DATA FOR THIS TASK:
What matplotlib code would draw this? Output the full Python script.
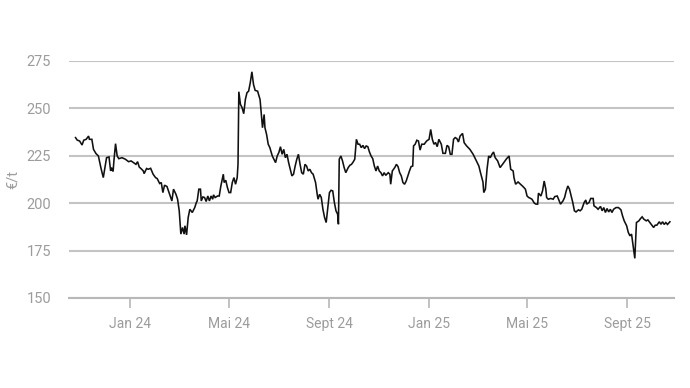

...

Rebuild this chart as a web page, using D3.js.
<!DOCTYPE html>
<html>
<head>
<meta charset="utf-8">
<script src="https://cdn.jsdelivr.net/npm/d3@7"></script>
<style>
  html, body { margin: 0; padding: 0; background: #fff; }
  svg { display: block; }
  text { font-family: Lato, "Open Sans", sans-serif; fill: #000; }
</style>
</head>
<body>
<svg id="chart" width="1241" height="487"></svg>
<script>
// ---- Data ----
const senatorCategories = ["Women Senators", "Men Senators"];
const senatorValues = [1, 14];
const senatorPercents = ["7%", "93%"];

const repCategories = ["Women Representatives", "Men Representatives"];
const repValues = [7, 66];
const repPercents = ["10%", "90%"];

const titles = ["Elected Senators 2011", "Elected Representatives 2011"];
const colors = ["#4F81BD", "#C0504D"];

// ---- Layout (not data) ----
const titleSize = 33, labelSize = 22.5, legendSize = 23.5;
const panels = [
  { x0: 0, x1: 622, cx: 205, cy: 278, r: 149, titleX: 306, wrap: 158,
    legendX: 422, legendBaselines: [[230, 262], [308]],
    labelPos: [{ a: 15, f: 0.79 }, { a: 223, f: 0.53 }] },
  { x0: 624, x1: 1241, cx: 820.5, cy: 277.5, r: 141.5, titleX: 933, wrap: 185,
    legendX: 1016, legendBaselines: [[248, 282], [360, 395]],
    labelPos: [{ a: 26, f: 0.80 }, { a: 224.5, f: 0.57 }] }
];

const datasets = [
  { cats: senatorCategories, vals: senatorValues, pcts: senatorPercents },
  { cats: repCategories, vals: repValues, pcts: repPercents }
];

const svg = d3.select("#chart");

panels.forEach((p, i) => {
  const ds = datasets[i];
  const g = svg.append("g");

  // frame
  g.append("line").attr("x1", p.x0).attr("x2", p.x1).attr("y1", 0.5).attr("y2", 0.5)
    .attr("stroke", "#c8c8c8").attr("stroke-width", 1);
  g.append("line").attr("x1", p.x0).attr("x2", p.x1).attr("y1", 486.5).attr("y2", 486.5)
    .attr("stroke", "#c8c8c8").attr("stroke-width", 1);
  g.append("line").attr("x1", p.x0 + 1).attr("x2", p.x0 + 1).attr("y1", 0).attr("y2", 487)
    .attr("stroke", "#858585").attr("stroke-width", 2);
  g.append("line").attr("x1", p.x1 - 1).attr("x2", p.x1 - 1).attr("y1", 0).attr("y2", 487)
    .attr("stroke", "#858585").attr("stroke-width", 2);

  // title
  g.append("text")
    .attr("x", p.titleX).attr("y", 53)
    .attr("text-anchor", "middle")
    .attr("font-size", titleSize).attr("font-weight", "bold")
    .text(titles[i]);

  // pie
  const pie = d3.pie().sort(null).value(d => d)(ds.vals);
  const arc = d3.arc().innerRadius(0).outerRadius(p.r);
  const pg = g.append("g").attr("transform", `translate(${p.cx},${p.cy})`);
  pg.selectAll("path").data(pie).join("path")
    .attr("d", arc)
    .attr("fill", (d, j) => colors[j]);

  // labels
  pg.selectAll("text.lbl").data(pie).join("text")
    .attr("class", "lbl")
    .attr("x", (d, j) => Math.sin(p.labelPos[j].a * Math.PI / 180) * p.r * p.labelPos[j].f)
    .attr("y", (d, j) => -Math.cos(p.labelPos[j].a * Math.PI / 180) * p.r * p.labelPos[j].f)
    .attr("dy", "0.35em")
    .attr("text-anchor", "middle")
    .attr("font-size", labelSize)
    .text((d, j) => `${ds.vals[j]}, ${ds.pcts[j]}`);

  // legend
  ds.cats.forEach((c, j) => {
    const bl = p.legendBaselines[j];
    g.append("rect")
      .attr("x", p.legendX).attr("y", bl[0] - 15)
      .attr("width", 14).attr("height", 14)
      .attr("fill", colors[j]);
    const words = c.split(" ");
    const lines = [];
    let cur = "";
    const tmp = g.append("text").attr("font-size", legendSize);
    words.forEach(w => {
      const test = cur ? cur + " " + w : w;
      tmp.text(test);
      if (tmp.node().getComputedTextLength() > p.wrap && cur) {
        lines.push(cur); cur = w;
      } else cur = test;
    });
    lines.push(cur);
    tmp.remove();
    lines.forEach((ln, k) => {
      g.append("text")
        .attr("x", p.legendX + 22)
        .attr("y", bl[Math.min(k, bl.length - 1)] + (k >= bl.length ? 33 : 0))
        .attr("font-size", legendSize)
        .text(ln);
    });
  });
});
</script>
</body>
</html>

--

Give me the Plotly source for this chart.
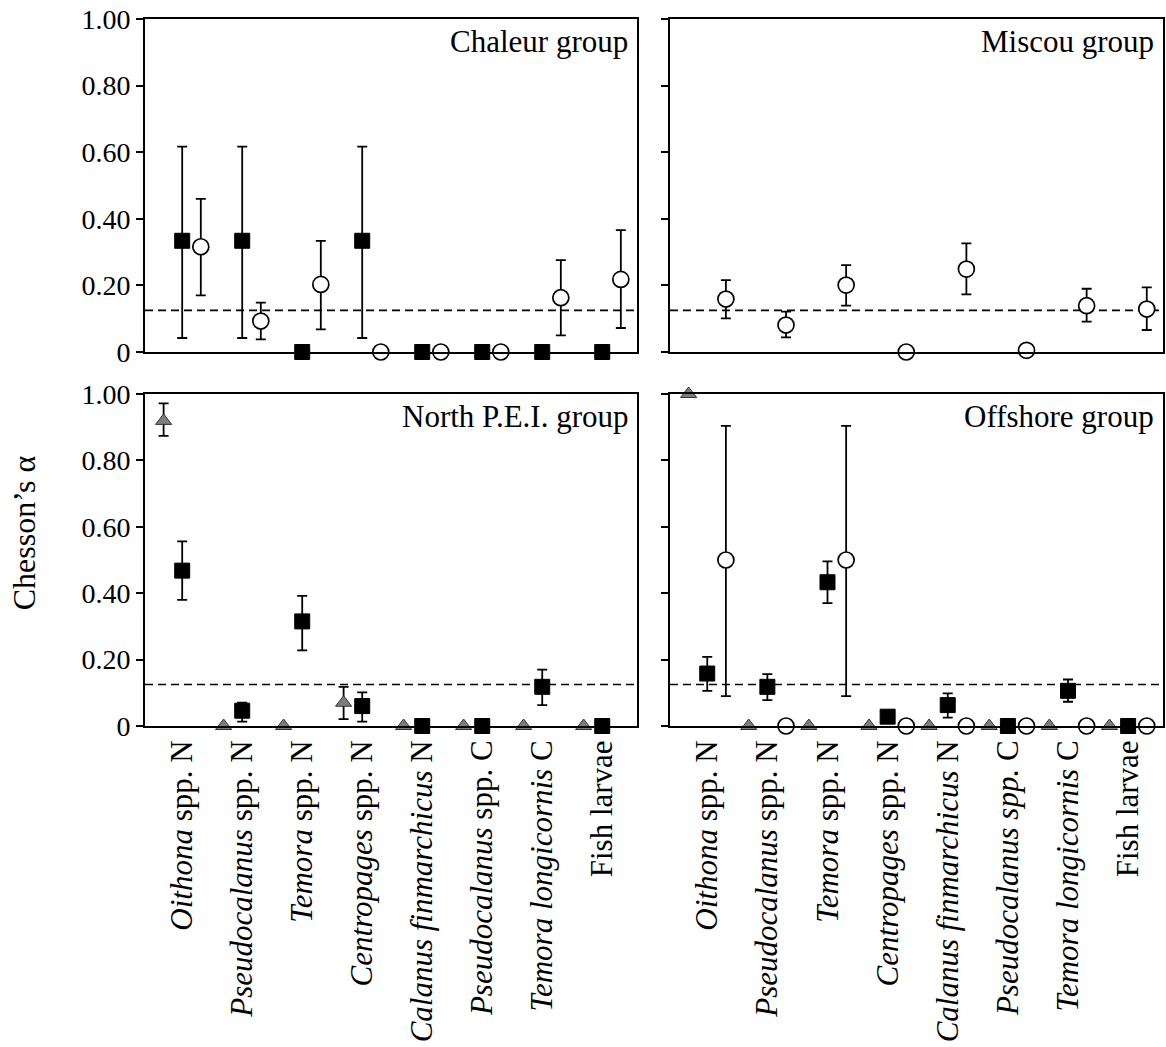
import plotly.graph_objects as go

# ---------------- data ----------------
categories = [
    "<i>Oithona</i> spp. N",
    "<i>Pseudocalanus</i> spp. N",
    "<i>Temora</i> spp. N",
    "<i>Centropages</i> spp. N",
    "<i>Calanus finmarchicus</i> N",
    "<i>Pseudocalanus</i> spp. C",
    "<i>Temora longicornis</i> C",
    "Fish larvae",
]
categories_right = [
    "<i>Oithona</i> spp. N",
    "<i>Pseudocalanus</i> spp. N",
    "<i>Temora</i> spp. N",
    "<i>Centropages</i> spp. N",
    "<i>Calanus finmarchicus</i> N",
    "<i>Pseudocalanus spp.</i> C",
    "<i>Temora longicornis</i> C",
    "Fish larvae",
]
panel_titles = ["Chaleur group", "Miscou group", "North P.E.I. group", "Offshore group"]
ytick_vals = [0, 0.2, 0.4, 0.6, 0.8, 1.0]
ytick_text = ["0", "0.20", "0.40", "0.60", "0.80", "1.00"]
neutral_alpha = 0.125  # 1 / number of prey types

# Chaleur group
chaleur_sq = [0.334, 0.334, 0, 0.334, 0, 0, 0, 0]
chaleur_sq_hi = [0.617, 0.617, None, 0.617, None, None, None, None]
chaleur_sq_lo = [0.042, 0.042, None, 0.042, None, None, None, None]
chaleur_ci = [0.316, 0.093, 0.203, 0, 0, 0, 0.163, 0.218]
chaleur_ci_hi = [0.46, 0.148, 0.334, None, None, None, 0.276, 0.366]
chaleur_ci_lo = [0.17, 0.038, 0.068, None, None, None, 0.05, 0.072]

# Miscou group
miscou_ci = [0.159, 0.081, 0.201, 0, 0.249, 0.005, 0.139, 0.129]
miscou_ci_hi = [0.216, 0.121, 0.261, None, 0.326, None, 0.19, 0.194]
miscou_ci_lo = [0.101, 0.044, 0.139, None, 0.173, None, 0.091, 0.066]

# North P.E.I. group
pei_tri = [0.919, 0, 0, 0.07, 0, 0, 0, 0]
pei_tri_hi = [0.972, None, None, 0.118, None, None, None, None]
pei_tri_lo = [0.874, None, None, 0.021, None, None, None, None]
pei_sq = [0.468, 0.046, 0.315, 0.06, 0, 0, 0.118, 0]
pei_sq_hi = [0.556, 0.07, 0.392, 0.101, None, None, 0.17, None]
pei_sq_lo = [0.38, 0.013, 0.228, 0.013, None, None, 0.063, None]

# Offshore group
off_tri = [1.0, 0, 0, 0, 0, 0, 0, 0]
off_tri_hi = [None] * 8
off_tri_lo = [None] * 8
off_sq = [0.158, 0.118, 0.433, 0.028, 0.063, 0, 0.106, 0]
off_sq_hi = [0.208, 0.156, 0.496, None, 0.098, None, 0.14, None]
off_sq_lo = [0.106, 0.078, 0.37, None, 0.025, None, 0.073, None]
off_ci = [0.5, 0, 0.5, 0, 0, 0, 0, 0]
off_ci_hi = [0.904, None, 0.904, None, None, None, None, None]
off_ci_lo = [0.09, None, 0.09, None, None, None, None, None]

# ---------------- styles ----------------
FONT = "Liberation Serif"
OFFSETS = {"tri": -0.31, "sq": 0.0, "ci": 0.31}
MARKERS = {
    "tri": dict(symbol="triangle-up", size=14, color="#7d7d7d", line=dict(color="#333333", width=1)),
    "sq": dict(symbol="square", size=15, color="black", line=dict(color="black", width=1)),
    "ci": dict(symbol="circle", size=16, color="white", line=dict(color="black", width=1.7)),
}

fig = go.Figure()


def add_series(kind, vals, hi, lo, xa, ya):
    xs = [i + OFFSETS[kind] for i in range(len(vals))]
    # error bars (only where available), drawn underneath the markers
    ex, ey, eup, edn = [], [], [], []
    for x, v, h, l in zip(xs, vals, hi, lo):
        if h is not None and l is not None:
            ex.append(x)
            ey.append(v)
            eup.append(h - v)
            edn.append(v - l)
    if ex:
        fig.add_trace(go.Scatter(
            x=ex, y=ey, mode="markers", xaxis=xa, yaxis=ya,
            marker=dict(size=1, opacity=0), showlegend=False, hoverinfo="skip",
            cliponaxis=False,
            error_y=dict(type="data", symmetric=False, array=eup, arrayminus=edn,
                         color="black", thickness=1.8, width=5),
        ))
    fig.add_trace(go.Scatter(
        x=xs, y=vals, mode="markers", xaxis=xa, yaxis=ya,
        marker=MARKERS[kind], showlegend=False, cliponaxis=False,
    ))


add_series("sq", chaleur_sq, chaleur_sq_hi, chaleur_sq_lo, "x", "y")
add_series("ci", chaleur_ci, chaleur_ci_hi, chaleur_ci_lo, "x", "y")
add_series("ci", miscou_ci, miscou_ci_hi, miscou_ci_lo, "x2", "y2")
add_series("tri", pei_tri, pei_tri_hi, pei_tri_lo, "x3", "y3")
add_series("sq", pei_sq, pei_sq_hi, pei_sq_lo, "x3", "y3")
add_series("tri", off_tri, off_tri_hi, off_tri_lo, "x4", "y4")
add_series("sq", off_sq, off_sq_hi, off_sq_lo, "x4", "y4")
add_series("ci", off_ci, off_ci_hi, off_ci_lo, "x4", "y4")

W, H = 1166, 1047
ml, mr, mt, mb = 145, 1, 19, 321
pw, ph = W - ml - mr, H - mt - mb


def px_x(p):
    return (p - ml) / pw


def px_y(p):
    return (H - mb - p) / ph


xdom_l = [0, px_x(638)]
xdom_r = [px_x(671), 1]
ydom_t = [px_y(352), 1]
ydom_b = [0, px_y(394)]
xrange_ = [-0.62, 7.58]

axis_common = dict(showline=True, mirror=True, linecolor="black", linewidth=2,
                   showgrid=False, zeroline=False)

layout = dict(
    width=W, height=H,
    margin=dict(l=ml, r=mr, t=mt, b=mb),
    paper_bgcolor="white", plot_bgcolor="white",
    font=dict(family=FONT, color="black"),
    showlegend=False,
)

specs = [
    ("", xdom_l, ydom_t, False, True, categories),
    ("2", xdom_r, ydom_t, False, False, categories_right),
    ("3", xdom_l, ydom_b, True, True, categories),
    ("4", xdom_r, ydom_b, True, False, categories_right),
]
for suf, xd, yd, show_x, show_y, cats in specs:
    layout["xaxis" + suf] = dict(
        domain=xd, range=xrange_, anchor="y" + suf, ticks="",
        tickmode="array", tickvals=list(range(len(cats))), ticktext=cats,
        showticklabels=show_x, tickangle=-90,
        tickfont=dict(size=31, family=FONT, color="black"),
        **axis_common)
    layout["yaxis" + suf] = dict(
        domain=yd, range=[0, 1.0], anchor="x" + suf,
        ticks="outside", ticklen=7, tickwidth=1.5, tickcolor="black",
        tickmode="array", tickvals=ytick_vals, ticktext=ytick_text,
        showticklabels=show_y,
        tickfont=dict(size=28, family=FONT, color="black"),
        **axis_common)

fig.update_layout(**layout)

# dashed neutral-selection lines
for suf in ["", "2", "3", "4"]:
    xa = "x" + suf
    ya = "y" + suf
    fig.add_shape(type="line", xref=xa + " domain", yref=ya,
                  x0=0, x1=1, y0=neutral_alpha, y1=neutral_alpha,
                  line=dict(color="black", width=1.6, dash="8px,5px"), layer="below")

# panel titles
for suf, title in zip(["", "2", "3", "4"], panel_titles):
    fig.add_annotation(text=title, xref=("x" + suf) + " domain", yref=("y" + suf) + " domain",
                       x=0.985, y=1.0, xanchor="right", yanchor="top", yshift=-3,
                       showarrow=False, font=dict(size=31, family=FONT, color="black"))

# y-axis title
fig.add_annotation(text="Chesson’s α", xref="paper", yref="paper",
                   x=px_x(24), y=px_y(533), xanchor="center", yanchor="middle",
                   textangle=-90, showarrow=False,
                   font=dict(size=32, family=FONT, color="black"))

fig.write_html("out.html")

WHAT TO DO: Only the lines between the one with "Give me the Plotly source for this chart." and the one with "import plotly.graph_objects as go", those two included, get copied from the material above. Keep it exact and free of pictures.

EXERCISE OUTPUT:
Give me the Plotly source for this chart.
import plotly.graph_objects as go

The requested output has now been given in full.